Being a high school science teacher is challenging for a variety of reasons. Motivating disinterested students is one of the biggest challenges that teachers of any subject must face regularly. We can all remember covering insects and the ecological roles that they play during high school science class; or, maybe many people do not remember, as it is not uncommon for students to find the topic of insects to be uninteresting. However, this problem can be remedied by focusing on an aspect of insects that anybody would find interesting. No matter how disinterested in insects a person may be, there is no denying that the evolutionary history of insects raises many interesting questions. Are insects the oldest terrestrial organisms? Where did insects come from? What would happen to humans if they disappeared? Questions like these often stimulate even the most apathetic students. In an effort to address questions like the ones above, an international team of scientists have recently teamed up in order to create a comprehensive, accurate and definitive inesct family tree that stretches back half a billion years.
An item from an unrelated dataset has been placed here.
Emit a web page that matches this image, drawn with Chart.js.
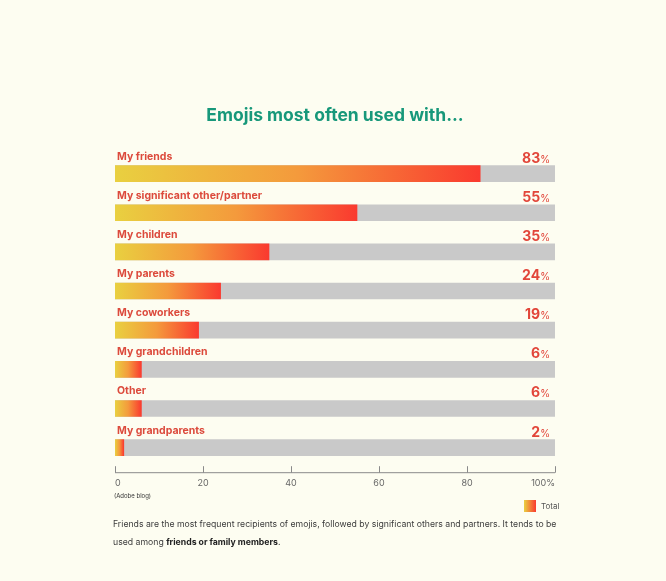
<!DOCTYPE html>
<html>
<head>
<meta charset="utf-8">
<script src="https://cdn.jsdelivr.net/npm/chart.js@4.4.1/dist/chart.umd.min.js"></script>
<style>
  html, body { margin: 0; padding: 0; background: #fdfdf1; }
  #wrap { position: relative; width: 666px; height: 581px; }
  #c { position: absolute; left: 0; top: 0; }
  .src { position: absolute; left: 114px; top: 492px; font: 6px Inter, "Noto Sans", sans-serif; color: #333; }
  .foot { position: absolute; left: 113px; top: 515px; font: 8.7px/18px Inter, "Noto Sans", sans-serif; color: #3c3c3c; white-space: nowrap; }
  .foot b { color: #222; font-weight: 700; }
</style>
</head>
<body>
<div id="wrap">
  <canvas id="c" width="666" height="581"></canvas>
  <div class="src">(Adobe blog)</div>
  <div class="foot">Friends are the most frequent recipients of emojis, followed by significant others and partners. It tends to be<br>used among <b>friends or family members</b>.</div>
</div>
<script>
const categories = ["My friends", "My significant other/partner", "My children", "My parents", "My coworkers", "My grandchildren", "Other", "My grandparents"];
const totalValues = [83, 55, 35, 24, 19, 6, 6, 2];
const trackValues = [100, 100, 100, 100, 100, 100, 100, 100];
const tickValues = [0, 20, 40, 60, 80, 100];
const titleText = "Emojis most often used with...";
const legendLabel = "Total";

const FONT = "Inter, 'Noto Sans', sans-serif";
const RED = "#e2463a";

function barGradient(ctx, x0, x1) {
  const g = ctx.createLinearGradient(x0, 0, x1, 0);
  g.addColorStop(0, "#e9d040");
  g.addColorStop(0.5, "#f49a3c");
  g.addColorStop(1, "#fa3a2f");
  return g;
}

const overlay = {
  id: "overlay",
  afterDatasetsDraw(chart) {
    const ctx = chart.ctx;
    const xs = chart.scales.x;
    const meta = chart.getDatasetMeta(0);
    const left = xs.getPixelForValue(0);
    const right = xs.getPixelForValue(100);
    ctx.save();
    meta.data.forEach((bar, i) => {
      const y = bar.y;
      ctx.textBaseline = "alphabetic";
      ctx.fillStyle = "#dc4a3c";
      ctx.textAlign = "left";
      ctx.font = "bold 10.5px " + FONT;
      ctx.fillText(categories[i], left + 2, y - 14);
      ctx.fillStyle = RED;
      ctx.textAlign = "right";
      ctx.font = "10px " + FONT;
      const pw = ctx.measureText("%").width;
      ctx.fillText("%", right - 5, y - 11);
      ctx.font = "bold 14px " + FONT;
      ctx.fillText(String(totalValues[i]), right - 5 - pw, y - 11);
    });
    const yAxis = chart.chartArea.bottom + 5;
    ctx.strokeStyle = "#8a8a8a";
    ctx.lineWidth = 1;
    ctx.beginPath();
    ctx.moveTo(left, yAxis + 0.5);
    ctx.lineTo(right, yAxis + 0.5);
    tickValues.forEach(v => {
      const x = Math.round(xs.getPixelForValue(v)) + 0.5;
      ctx.moveTo(x, yAxis + 0.5);
      ctx.lineTo(x, yAxis - 6);
    });
    ctx.stroke();
    const lx = 524, ly = 500;
    const lg = ctx.createLinearGradient(lx, 0, lx + 12, 0);
    lg.addColorStop(0, "#e9d040");
    lg.addColorStop(1, "#fa3a2f");
    ctx.fillStyle = lg;
    ctx.fillRect(lx, ly, 12, 12);
    ctx.fillStyle = "#555";
    ctx.font = "8px " + FONT;
    ctx.textAlign = "left";
    ctx.textBaseline = "middle";
    ctx.fillText(legendLabel, lx + 17, ly + 6.5);
    ctx.restore();
  }
};

new Chart(document.getElementById("c"), {
  type: "bar",
  data: {
    labels: categories,
    datasets: [
      {
        label: legendLabel,
        data: totalValues,
        order: 0,
        grouped: false,
        barThickness: 16,
        backgroundColor: (c) => {
          const chart = c.chart;
          if (!chart.chartArea || c.dataIndex === undefined) return "#f49a3c";
          const xs = chart.scales.x;
          const x0 = xs.getPixelForValue(0);
          const x1 = xs.getPixelForValue(c.raw);
          return barGradient(chart.ctx, x0, x1);
        }
      },
      {
        label: "track",
        data: trackValues,
        order: 1,
        grouped: false,
        barThickness: 16,
        backgroundColor: "#c9c9c9"
      }
    ]
  },
  options: {
    indexAxis: "y",
    responsive: false,
    animation: false,
    layout: { padding: { left: 115, right: 111, top: 90, bottom: 89 } },
    scales: {
      x: {
        min: 0, max: 100,
        grid: { display: false },
        border: { display: false },
        ticks: {
          stepSize: 20,
          padding: 3,
          align: "inner",
          color: "#666",
          font: { family: FONT, size: 9 },
          callback: (v) => v === 100 ? "100%" : String(v)
        }
      },
      y: { display: false }
    },
    plugins: {
      legend: { display: false },
      tooltip: { enabled: false },
      title: {
        display: true,
        text: titleText,
        color: "#17987a",
        font: { family: FONT, size: 17.5, weight: "bold" },
        padding: { top: 15, bottom: 28 }
      }
    }
  },
  plugins: [overlay]
});
</script>
</body>
</html>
In fact, the new family tree even accounts for the evolutionary history that occured before insects appeared on earth. This new tree has allowed both scientists and non-scientists to better understand the origin of insects.

 

Biologists, entomologists and scientists from many other disciplines have often disagreed with each other about the phylogenetic relationships between different insect species. In order to create an accurate family tree, scientists analyzed nearly fifteen hundred genes from one hundred and forty four species covering all the major insect groups. This genetic testing has allowed researchers to avoid establishing vague phylogenetic relationships between different insect species; instead, the genetic testing provides hard data that cannot be disputed. The research team used genetic evidence to demonstrate that insects first appeared on earth more than four hundred and eighty million years ago. This is seventy million years before the earliest insect fossil. This was around the same time that land plants first appeared on earth. According to the research team, insects most likely evolved from a group of venomous crustaceans called Remipedia.

 

Do you think that the earliest insects were likely capable of dwelling in both terrestrial and marine environments?